Retype nothing but the lines from the start of the material up to and including the line with "3, 4, 3, 4, 3];". Pictures don't belong in the copy.

━━━ Supplied material

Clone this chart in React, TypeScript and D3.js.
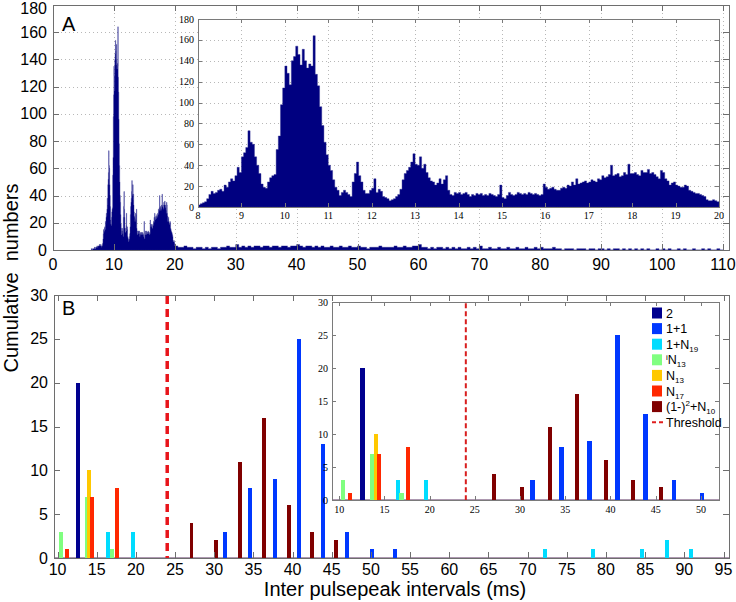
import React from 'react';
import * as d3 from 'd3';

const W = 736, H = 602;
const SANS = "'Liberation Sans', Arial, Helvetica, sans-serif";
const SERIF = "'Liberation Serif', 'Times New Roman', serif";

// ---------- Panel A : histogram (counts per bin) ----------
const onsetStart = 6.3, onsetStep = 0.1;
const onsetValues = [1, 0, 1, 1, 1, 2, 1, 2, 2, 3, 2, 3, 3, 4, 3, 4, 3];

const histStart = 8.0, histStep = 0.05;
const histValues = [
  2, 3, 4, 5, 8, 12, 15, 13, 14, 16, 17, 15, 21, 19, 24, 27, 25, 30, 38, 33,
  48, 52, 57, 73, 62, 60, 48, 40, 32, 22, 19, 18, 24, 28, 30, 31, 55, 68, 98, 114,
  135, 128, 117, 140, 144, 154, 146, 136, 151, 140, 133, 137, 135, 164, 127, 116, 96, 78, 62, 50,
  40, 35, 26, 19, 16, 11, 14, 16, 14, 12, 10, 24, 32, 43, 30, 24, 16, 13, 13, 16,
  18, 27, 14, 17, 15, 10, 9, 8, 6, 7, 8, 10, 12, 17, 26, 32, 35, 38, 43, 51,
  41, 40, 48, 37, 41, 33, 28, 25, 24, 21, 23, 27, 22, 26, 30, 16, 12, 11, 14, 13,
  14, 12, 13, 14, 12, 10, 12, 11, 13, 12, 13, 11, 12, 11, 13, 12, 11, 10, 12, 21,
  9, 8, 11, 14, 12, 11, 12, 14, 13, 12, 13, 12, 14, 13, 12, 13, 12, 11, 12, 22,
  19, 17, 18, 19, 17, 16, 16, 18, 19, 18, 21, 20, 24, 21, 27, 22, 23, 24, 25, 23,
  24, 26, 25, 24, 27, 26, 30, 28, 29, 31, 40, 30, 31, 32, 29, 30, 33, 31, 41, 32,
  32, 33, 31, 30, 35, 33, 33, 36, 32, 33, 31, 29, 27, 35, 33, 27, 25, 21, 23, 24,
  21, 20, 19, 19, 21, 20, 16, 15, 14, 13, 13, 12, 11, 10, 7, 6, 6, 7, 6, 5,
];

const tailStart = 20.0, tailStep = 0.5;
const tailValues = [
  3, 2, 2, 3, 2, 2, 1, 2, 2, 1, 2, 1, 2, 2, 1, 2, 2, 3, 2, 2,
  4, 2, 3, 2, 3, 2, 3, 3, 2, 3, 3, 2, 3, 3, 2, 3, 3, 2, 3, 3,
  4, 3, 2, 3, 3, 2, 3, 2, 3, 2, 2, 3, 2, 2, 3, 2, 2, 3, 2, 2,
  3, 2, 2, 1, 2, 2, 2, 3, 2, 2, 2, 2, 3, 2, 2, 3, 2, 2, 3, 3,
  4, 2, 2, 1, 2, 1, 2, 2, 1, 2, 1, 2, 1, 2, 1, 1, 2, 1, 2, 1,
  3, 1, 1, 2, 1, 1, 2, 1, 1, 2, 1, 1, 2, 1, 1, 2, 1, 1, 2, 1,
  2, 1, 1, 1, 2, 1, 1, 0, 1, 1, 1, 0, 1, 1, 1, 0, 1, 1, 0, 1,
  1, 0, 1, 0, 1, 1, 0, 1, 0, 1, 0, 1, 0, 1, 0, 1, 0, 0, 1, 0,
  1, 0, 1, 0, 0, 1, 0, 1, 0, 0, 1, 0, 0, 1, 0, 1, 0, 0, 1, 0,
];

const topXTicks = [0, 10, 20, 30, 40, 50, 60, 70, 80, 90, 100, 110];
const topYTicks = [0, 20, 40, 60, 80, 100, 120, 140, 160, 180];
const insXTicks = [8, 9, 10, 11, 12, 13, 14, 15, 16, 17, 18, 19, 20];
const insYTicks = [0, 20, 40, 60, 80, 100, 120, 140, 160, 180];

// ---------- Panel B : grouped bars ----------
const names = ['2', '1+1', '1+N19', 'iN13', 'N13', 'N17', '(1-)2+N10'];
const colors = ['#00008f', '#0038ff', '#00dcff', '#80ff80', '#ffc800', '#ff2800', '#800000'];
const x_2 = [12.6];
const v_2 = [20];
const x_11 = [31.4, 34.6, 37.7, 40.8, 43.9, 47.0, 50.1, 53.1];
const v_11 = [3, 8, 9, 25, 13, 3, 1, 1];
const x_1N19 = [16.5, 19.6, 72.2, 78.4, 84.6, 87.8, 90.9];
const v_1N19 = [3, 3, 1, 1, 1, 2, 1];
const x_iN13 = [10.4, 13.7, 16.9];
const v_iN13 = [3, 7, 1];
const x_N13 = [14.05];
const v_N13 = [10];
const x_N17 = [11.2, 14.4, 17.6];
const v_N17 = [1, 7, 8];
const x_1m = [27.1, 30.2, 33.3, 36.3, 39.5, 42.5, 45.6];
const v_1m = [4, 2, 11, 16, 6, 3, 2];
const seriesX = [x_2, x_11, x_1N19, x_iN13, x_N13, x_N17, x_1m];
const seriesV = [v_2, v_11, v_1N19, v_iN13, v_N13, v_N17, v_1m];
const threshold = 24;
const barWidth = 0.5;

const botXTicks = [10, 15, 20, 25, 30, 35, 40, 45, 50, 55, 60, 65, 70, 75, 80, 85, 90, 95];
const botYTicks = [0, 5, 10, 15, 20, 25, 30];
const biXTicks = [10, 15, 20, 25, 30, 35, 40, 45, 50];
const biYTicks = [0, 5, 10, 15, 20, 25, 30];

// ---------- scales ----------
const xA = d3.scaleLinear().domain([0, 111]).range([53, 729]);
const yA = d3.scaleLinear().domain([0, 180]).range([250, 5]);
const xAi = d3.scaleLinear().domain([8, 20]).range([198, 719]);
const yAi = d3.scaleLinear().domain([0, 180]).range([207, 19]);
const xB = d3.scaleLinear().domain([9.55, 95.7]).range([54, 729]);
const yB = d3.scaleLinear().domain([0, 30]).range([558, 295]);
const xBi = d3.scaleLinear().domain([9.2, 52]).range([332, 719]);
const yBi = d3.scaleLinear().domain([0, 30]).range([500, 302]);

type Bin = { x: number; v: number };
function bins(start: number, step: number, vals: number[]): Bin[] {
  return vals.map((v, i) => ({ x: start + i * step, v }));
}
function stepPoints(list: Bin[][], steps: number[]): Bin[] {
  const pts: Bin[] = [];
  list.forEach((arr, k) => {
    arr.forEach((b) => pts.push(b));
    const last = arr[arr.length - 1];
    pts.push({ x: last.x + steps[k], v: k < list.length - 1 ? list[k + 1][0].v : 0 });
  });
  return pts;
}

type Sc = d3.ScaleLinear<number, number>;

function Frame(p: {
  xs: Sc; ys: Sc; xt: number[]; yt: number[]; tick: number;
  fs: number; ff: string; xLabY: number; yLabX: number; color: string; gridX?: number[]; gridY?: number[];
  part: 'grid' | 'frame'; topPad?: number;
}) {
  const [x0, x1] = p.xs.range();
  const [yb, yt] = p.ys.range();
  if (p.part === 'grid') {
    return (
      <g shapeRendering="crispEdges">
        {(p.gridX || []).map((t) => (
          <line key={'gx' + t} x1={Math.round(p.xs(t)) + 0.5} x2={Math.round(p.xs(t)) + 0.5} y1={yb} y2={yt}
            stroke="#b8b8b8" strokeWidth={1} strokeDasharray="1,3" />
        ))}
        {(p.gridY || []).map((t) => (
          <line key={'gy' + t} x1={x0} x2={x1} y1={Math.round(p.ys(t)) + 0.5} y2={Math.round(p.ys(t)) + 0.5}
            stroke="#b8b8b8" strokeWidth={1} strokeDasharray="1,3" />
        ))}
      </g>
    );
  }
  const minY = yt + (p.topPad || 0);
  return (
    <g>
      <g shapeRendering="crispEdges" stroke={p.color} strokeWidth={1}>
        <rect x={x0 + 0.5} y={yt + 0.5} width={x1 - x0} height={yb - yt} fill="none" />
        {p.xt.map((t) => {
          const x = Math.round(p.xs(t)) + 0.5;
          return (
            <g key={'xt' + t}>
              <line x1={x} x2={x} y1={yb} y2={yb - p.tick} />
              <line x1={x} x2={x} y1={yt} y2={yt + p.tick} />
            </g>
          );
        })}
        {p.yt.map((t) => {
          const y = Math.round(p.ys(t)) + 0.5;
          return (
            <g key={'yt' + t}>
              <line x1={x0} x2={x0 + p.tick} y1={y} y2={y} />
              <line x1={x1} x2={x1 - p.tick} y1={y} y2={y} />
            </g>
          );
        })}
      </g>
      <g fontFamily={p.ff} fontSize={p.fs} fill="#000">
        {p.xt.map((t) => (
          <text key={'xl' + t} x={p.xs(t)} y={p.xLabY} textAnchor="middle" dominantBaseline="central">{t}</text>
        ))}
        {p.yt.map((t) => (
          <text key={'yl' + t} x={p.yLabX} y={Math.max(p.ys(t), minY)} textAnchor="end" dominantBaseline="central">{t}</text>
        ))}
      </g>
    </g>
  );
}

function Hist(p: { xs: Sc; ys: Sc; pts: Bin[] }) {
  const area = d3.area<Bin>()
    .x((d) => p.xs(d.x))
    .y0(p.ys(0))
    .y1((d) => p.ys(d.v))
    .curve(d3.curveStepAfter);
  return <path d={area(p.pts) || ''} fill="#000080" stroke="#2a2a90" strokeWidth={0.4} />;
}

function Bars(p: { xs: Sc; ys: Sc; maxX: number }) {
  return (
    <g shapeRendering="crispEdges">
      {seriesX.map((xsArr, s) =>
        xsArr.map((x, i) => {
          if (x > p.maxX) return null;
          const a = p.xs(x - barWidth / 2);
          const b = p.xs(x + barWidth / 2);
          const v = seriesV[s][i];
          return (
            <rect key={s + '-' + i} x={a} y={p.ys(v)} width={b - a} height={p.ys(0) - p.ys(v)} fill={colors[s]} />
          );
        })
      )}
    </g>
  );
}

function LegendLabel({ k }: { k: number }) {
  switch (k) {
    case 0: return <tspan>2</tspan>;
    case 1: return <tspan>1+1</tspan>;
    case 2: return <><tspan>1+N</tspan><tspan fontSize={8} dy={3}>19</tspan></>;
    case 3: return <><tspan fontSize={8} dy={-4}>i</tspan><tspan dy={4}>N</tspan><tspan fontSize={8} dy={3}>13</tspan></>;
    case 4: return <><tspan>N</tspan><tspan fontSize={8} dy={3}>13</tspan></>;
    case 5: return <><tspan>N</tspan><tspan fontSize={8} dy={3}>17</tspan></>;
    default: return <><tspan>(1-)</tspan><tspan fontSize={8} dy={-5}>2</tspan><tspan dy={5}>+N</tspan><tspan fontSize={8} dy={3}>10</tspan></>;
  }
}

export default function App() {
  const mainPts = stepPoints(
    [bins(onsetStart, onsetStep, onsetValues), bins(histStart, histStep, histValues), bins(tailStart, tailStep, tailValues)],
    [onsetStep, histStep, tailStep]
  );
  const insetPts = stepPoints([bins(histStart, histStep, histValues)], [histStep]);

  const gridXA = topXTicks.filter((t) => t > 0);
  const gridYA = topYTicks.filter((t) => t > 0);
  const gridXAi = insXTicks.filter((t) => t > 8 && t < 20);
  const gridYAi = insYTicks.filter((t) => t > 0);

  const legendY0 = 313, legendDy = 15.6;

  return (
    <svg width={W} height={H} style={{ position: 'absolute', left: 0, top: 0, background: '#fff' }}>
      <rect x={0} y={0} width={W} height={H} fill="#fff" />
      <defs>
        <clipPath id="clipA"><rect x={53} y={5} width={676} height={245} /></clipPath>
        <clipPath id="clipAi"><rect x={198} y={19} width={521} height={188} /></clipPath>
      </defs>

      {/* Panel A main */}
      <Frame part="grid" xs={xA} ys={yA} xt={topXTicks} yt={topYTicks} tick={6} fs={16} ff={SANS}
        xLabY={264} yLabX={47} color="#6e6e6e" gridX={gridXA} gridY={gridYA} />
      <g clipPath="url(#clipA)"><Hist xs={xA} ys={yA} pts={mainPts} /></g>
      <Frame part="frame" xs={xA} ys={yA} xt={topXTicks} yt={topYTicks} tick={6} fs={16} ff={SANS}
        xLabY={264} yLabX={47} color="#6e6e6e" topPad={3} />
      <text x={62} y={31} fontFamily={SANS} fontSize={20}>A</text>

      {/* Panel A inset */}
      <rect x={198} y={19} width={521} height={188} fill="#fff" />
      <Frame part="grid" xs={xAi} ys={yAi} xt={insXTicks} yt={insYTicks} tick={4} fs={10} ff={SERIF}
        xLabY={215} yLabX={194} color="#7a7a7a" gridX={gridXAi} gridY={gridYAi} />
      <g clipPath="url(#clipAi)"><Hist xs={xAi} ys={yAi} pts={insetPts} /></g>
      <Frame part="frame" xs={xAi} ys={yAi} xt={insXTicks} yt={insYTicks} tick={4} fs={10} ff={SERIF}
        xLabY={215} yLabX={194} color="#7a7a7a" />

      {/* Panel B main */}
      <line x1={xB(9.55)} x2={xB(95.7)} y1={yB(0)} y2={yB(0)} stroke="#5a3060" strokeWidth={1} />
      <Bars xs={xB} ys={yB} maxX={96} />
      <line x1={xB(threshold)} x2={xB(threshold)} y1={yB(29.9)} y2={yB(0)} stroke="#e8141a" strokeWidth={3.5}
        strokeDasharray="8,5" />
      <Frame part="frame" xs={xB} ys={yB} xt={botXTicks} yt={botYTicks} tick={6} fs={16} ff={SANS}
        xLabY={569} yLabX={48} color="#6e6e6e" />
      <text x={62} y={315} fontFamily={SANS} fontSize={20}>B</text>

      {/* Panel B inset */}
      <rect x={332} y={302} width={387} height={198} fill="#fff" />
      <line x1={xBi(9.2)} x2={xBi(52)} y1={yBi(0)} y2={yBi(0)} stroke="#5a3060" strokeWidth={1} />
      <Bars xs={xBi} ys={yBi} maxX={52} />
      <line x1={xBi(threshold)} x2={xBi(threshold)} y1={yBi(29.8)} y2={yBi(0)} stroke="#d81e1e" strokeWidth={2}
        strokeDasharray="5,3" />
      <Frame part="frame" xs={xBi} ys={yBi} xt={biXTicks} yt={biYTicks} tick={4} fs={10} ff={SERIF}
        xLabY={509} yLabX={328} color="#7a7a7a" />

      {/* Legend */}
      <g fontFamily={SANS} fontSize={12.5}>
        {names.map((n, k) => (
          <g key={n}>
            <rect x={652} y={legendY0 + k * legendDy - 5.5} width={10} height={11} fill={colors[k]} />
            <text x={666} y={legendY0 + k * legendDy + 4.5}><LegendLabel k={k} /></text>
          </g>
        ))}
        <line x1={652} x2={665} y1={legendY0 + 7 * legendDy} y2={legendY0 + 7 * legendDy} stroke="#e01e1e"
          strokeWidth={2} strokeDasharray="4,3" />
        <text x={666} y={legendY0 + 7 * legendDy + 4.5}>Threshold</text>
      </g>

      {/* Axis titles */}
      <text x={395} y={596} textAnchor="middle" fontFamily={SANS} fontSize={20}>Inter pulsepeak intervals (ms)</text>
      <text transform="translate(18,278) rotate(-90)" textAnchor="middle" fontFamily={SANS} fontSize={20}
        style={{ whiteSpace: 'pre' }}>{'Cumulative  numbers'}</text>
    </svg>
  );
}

━━━━━━

Exercise output:
Clone this chart in React, TypeScript and D3.js.
import React from 'react';
import * as d3 from 'd3';

const W = 736, H = 602;
const SANS = "'Liberation Sans', Arial, Helvetica, sans-serif";
const SERIF = "'Liberation Serif', 'Times New Roman', serif";

// ---------- Panel A : histogram (counts per bin) ----------
const onsetStart = 6.3, onsetStep = 0.1;
const onsetValues = [1, 0, 1, 1, 1, 2, 1, 2, 2, 3, 2, 3, 3, 4, 3, 4, 3];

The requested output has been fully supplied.